■ WHAT THE TASK REQUIRES ■
Leave out the images and repeat the listing below without a single change.

● ● ● ●

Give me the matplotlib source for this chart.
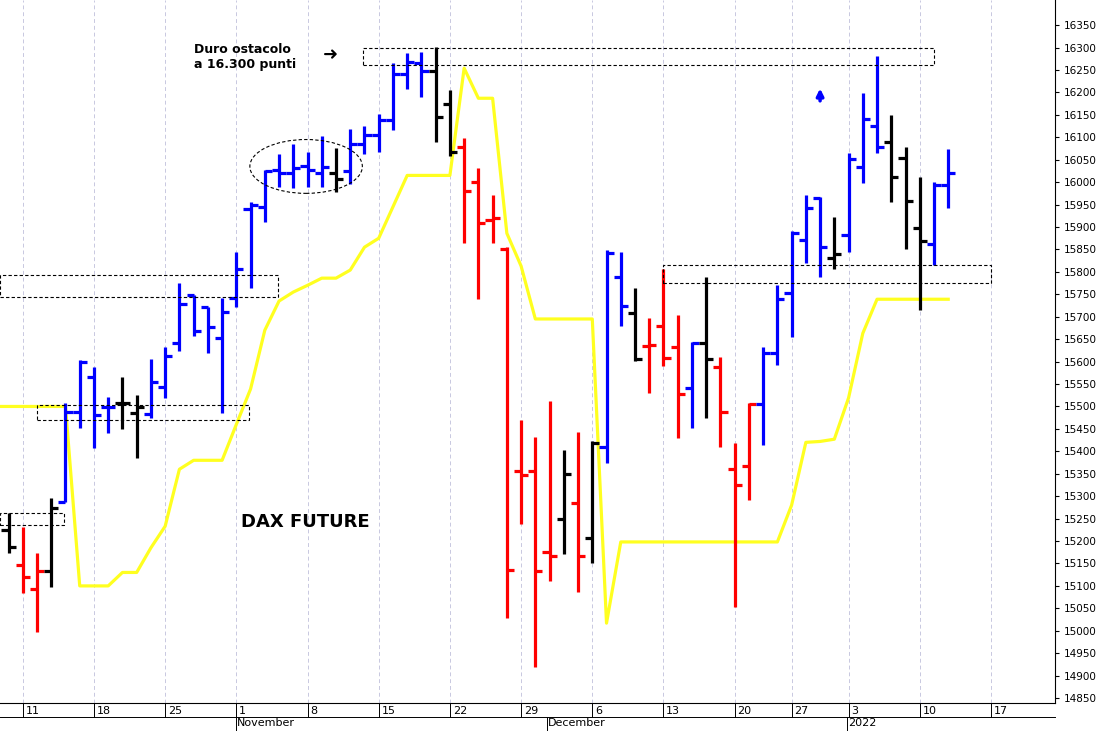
import numpy as np
import pandas as pd
from matplotlib import pyplot as plt
from matplotlib.patches import Rectangle, Ellipse
from matplotlib.transforms import blended_transform_factory

# trading days shown (Dec 24 and Dec 31 closed)
dates = [d for d in pd.bdate_range("2021-10-08", "2022-01-12")
         if d.strftime("%m-%d") not in ("12-24", "12-31")]

opens = [15224, 15146, 15093, 15133, 15287, 15487, 15566, 15498, 15507, 15485,
         15483, 15543, 15641, 15748, 15721, 15652, 15741, 15940, 15944, 16027,
         16020, 16035, 16020, 16020, 16024, 16085, 16105, 16138, 16242, 16265,
         16247, 16174, 16078, 16000, 15915, 15850, 15356, 15356, 15175, 15249,
         15285, 15207, 15409, 15789, 15708, 15634, 15679, 15632, 15541, 15641,
         15588, 15360, 15367, 15505, 15619, 15753, 15871, 15965, 15832, 15882,
         16034, 16125, 16089, 16053, 15898, 15862, 15993]
highs = [15262, 15231, 15173, 15296, 15507, 15603, 15588, 15520, 15565, 15525,
         15605, 15632, 15775, 15748, 15721, 15741, 15844, 15955, 16027, 16063,
         16085, 16067, 16102, 16076, 16118, 16125, 16151, 16265, 16287, 16290,
         16301, 16205, 16098, 16031, 15971, 15855, 15470, 15432, 15513, 15403,
         15443, 15423, 15849, 15844, 15764, 15697, 15806, 15703, 15643, 15788,
         15610, 15418, 15507, 15632, 15770, 15890, 15971, 15967, 15922, 16065,
         16199, 16281, 16149, 16078, 16011, 16000, 16074]
lows = [15173, 15084, 14997, 15097, 15287, 15452, 15407, 15440, 15450, 15385,
        15474, 15518, 15623, 15656, 15619, 15485, 15721, 15764, 15911, 15989,
        15986, 15989, 15989, 15978, 15996, 16063, 16067, 16116, 16207, 16190,
        16090, 16058, 15864, 15739, 15864, 15028, 15238, 14919, 15110, 15171,
        15087, 15151, 15374, 15679, 15601, 15530, 15590, 15429, 15452, 15474,
        15410, 15052, 15291, 15414, 15592, 15655, 15820, 15788, 15806, 15844,
        15998, 16065, 15955, 15851, 15715, 15815, 15942]
closes = [15187, 15120, 15133, 15273, 15487, 15600, 15480, 15498, 15507, 15498,
          15554, 15612, 15728, 15668, 15677, 15710, 15806, 15950, 16025, 16020,
          16032, 16028, 16034, 16006, 16085, 16105, 16138, 16242, 16267, 16247,
          16145, 16067, 15980, 15909, 15920, 15135, 15347, 15133, 15167, 15349,
          15167, 15418, 15842, 15724, 15605, 15637, 15608, 15528, 15641, 15605,
          15487, 15325, 15505, 15619, 15739, 15886, 15942, 15855, 15840, 16052,
          16141, 16078, 16011, 15958, 15869, 15993, 16020]
colors = ["k", "r", "r", "k", "b", "b", "b", "b", "k", "k",
          "b", "b", "b", "b", "b", "b", "b", "b", "b", "b",
          "b", "b", "b", "k", "b", "b", "b", "b", "b", "b",
          "k", "k", "r", "r", "r", "r", "r", "r", "r", "k",
          "r", "k", "b", "b", "k", "r", "r", "r", "b", "k",
          "r", "r", "r", "b", "b", "b", "b", "b", "k", "b",
          "b", "b", "k", "k", "k", "b", "b"]
stop_line = [15500, 15500, 15500, 15500, 15500, 15100, 15100, 15100, 15130, 15130,
             15185, 15233, 15360, 15380, 15380, 15380, 15460, 15539, 15670, 15735,
             15755, 15770, 15786, 15786, 15804, 15855, 15875, 15945, 16015, 16015,
             16015, 16015, 16254, 16187, 16187, 15886, 15813, 15695, 15695, 15695,
             15695, 15695, 15017, 15198, 15198, 15198, 15198, 15198, 15198, 15198,
             15198, 15198, 15198, 15198, 15198, 15280, 15420, 15422, 15427, 15519,
             15663, 15739, 15739, 15739, 15739, 15739, 15739]

cmap = {"b": "#0000ff", "r": "#ff0000", "k": "#000000"}
x = np.arange(len(dates))

fig = plt.figure(figsize=(11.03, 7.31), dpi=100)
ax = fig.add_axes([0, 28 / 731, 1055 / 1103, 703 / 731])

# weekly gridlines on Mondays
mondays = [i for i, d in enumerate(dates) if d.weekday() == 0] + [len(dates) + 2]
for m in mondays:
    ax.axvline(m, color="#c8c8e0", lw=0.7, ls=(0, (4, 3)), zorder=0)

ax.plot(np.r_[-0.6, x], np.r_[stop_line[0], stop_line], color="#ffff20", lw=2.3, zorder=2)

for i in x:
    c = cmap[colors[i]]
    ax.vlines(i, lows[i], highs[i], color=c, lw=2.3, zorder=3)
    ax.hlines(opens[i], i - 0.5, i, color=c, lw=2.3, zorder=3)
    ax.hlines(closes[i], i, i + 0.5, color=c, lw=2.3, zorder=3)

# support / resistance boxes
boxes = [(24.9, 16260, 65.0, 16300), (-0.6, 15743, 18.9, 15793), (2.0, 15470, 16.9, 15503),
         (-0.6, 15236, 3.9, 15262), (46.0, 15775, 69.0, 15815)]
for x0, y0, x1, y1 in boxes:
    ax.add_patch(Rectangle((x0, y0), x1 - x0, y1 - y0, fill=False, ec="black",
                           lw=0.8, ls=(0, (3, 2)), zorder=4))
ax.add_patch(Ellipse((20.9, 16035), 7.9, 120, fill=False, ec="black", lw=0.8,
                     ls=(0, (3, 2)), zorder=4))

ax.text(13.0, 16278, "Duro ostacolo\na 16.300 punti", fontsize=9, fontweight="bold",
        ha="left", va="center", linespacing=1.2)
ax.text(22.1, 16283, "\u279c", fontsize=13, ha="left", va="center")
ax.annotate("", xy=(57.0, 16215), xytext=(57.0, 16175),
            arrowprops=dict(arrowstyle="-|>", color="#0000ff", lw=2.5, mutation_scale=10))
ax.text(16.3, 15243, "DAX FUTURE", fontsize=13, fontweight="bold", ha="left", va="center")

ax.set_xlim(-0.6, 73.5)
ax.set_ylim(14839, 16406)
ax.yaxis.tick_right()
ax.set_yticks(np.arange(14850, 16351, 50))
ax.tick_params(axis="y", labelsize=7.5, length=3, direction="out")
ax.set_xticks([])
for s in ["top", "left"]:
    ax.spines[s].set_visible(False)

# date axis rows
tr = blended_transform_factory(ax.transData, ax.transAxes)
for m in mondays:
    label = (dates[m] if m < len(dates) else pd.Timestamp("2022-01-17")).day
    ax.text(m + 0.2, -0.004, str(label), transform=tr, fontsize=8, ha="left", va="top")
    ax.plot([m, m], [0, -0.02], transform=tr, color="black", lw=0.7, clip_on=False)
ax.plot([-0.6, 73.5], [-0.02, -0.02], transform=tr, color="black", lw=0.7, clip_on=False)
for pos, name in [(15.95, "November"), (37.8, "December"), (58.9, "2022")]:
    ax.plot([pos, pos], [-0.02, -0.045], transform=tr, color="black", lw=0.7, clip_on=False)
    ax.text(pos + 0.1, -0.022, name, transform=tr, fontsize=8, ha="left", va="top")

fig.savefig("out.png", dpi=100)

● ● ● ●

■ WRITTEN ANSWER ■
Give me the matplotlib source for this chart.
import numpy as np
import pandas as pd
from matplotlib import pyplot as plt
from matplotlib.patches import Rectangle, Ellipse
from matplotlib.transforms import blended_transform_factory

# trading days shown (Dec 24 and Dec 31 closed)
dates = [d for d in pd.bdate_range("2021-10-08", "2022-01-12")
         if d.strftime("%m-%d") not in ("12-24", "12-31")]

opens = [15224, 15146, 15093, 15133, 15287, 15487, 15566, 15498, 15507, 15485,
         15483, 15543, 15641, 15748, 15721, 15652, 15741, 15940, 15944, 16027,
         16020, 16035, 16020, 16020, 16024, 16085, 16105, 16138, 16242, 16265,
         16247, 16174, 16078, 16000, 15915, 15850, 15356, 15356, 15175, 15249,
         15285, 15207, 15409, 15789, 15708, 15634, 15679, 15632, 15541, 15641,
         15588, 15360, 15367, 15505, 15619, 15753, 15871, 15965, 15832, 15882,
         16034, 16125, 16089, 16053, 15898, 15862, 15993]
highs = [15262, 15231, 15173, 15296, 15507, 15603, 15588, 15520, 15565, 15525,
         15605, 15632, 15775, 15748, 15721, 15741, 15844, 15955, 16027, 16063,
         16085, 16067, 16102, 16076, 16118, 16125, 16151, 16265, 16287, 16290,
         16301, 16205, 16098, 16031, 15971, 15855, 15470, 15432, 15513, 15403,
         15443, 15423, 15849, 15844, 15764, 15697, 15806, 15703, 15643, 15788,
         15610, 15418, 15507, 15632, 15770, 15890, 15971, 15967, 15922, 16065,
         16199, 16281, 16149, 16078, 16011, 16000, 16074]
lows = [15173, 15084, 14997, 15097, 15287, 15452, 15407, 15440, 15450, 15385,
        15474, 15518, 15623, 15656, 15619, 15485, 15721, 15764, 15911, 15989,
        15986, 15989, 15989, 15978, 15996, 16063, 16067, 16116, 16207, 16190,
        16090, 16058, 15864, 15739, 15864, 15028, 15238, 14919, 15110, 15171,
        15087, 15151, 15374, 15679, 15601, 15530, 15590, 15429, 15452, 15474,
        15410, 15052, 15291, 15414, 15592, 15655, 15820, 15788, 15806, 15844,
        15998, 16065, 15955, 15851, 15715, 15815, 15942]
closes = [15187, 15120, 15133, 15273, 15487, 15600, 15480, 15498, 15507, 15498,
          15554, 15612, 15728, 15668, 15677, 15710, 15806, 15950, 16025, 16020,
          16032, 16028, 16034, 16006, 16085, 16105, 16138, 16242, 16267, 16247,
          16145, 16067, 15980, 15909, 15920, 15135, 15347, 15133, 15167, 15349,
          15167, 15418, 15842, 15724, 15605, 15637, 15608, 15528, 15641, 15605,
          15487, 15325, 15505, 15619, 15739, 15886, 15942, 15855, 15840, 16052,
          16141, 16078, 16011, 15958, 15869, 15993, 16020]
colors = ["k", "r", "r", "k", "b", "b", "b", "b", "k", "k",
          "b", "b", "b", "b", "b", "b", "b", "b", "b", "b",
          "b", "b", "b", "k", "b", "b", "b", "b", "b", "b",
          "k", "k", "r", "r", "r", "r", "r", "r", "r", "k",
          "r", "k", "b", "b", "k", "r", "r", "r", "b", "k",
          "r", "r", "r", "b", "b", "b", "b", "b", "k", "b",
          "b", "b", "k", "k", "k", "b", "b"]
stop_line = [15500, 15500, 15500, 15500, 15500, 15100, 15100, 15100, 15130, 15130,
             15185, 15233, 15360, 15380, 15380, 15380, 15460, 15539, 15670, 15735,
             15755, 15770, 15786, 15786, 15804, 15855, 15875, 15945, 16015, 16015,
             16015, 16015, 16254, 16187, 16187, 15886, 15813, 15695, 15695, 15695,
             15695, 15695, 15017, 15198, 15198, 15198, 15198, 15198, 15198, 15198,
             15198, 15198, 15198, 15198, 15198, 15280, 15420, 15422, 15427, 15519,
             15663, 15739, 15739, 15739, 15739, 15739, 15739]

cmap = {"b": "#0000ff", "r": "#ff0000", "k": "#000000"}
x = np.arange(len(dates))

fig = plt.figure(figsize=(11.03, 7.31), dpi=100)
ax = fig.add_axes([0, 28 / 731, 1055 / 1103, 703 / 731])

# weekly gridlines on Mondays
mondays = [i for i, d in enumerate(dates) if d.weekday() == 0] + [len(dates) + 2]
for m in mondays:
    ax.axvline(m, color="#c8c8e0", lw=0.7, ls=(0, (4, 3)), zorder=0)

ax.plot(np.r_[-0.6, x], np.r_[stop_line[0], stop_line], color="#ffff20", lw=2.3, zorder=2)

for i in x:
    c = cmap[colors[i]]
    ax.vlines(i, lows[i], highs[i], color=c, lw=2.3, zorder=3)
    ax.hlines(opens[i], i - 0.5, i, color=c, lw=2.3, zorder=3)
    ax.hlines(closes[i], i, i + 0.5, color=c, lw=2.3, zorder=3)

# support / resistance boxes
boxes = [(24.9, 16260, 65.0, 16300), (-0.6, 15743, 18.9, 15793), (2.0, 15470, 16.9, 15503),
         (-0.6, 15236, 3.9, 15262), (46.0, 15775, 69.0, 15815)]
for x0, y0, x1, y1 in boxes:
    ax.add_patch(Rectangle((x0, y0), x1 - x0, y1 - y0, fill=False, ec="black",
                           lw=0.8, ls=(0, (3, 2)), zorder=4))
ax.add_patch(Ellipse((20.9, 16035), 7.9, 120, fill=False, ec="black", lw=0.8,
                     ls=(0, (3, 2)), zorder=4))

ax.text(13.0, 16278, "Duro ostacolo\na 16.300 punti", fontsize=9, fontweight="bold",
        ha="left", va="center", linespacing=1.2)
ax.text(22.1, 16283, "\u279c", fontsize=13, ha="left", va="center")
ax.annotate("", xy=(57.0, 16215), xytext=(57.0, 16175),
            arrowprops=dict(arrowstyle="-|>", color="#0000ff", lw=2.5, mutation_scale=10))
ax.text(16.3, 15243, "DAX FUTURE", fontsize=13, fontweight="bold", ha="left", va="center")

ax.set_xlim(-0.6, 73.5)
ax.set_ylim(14839, 16406)
ax.yaxis.tick_right()
ax.set_yticks(np.arange(14850, 16351, 50))
ax.tick_params(axis="y", labelsize=7.5, length=3, direction="out")
ax.set_xticks([])
for s in ["top", "left"]:
    ax.spines[s].set_visible(False)

# date axis rows
tr = blended_transform_factory(ax.transData, ax.transAxes)
for m in mondays:
    label = (dates[m] if m < len(dates) else pd.Timestamp("2022-01-17")).day
    ax.text(m + 0.2, -0.004, str(label), transform=tr, fontsize=8, ha="left", va="top")
    ax.plot([m, m], [0, -0.02], transform=tr, color="black", lw=0.7, clip_on=False)
ax.plot([-0.6, 73.5], [-0.02, -0.02], transform=tr, color="black", lw=0.7, clip_on=False)
for pos, name in [(15.95, "November"), (37.8, "December"), (58.9, "2022")]:
    ax.plot([pos, pos], [-0.02, -0.045], transform=tr, color="black", lw=0.7, clip_on=False)
    ax.text(pos + 0.1, -0.022, name, transform=tr, fontsize=8, ha="left", va="top")

fig.savefig("out.png", dpi=100)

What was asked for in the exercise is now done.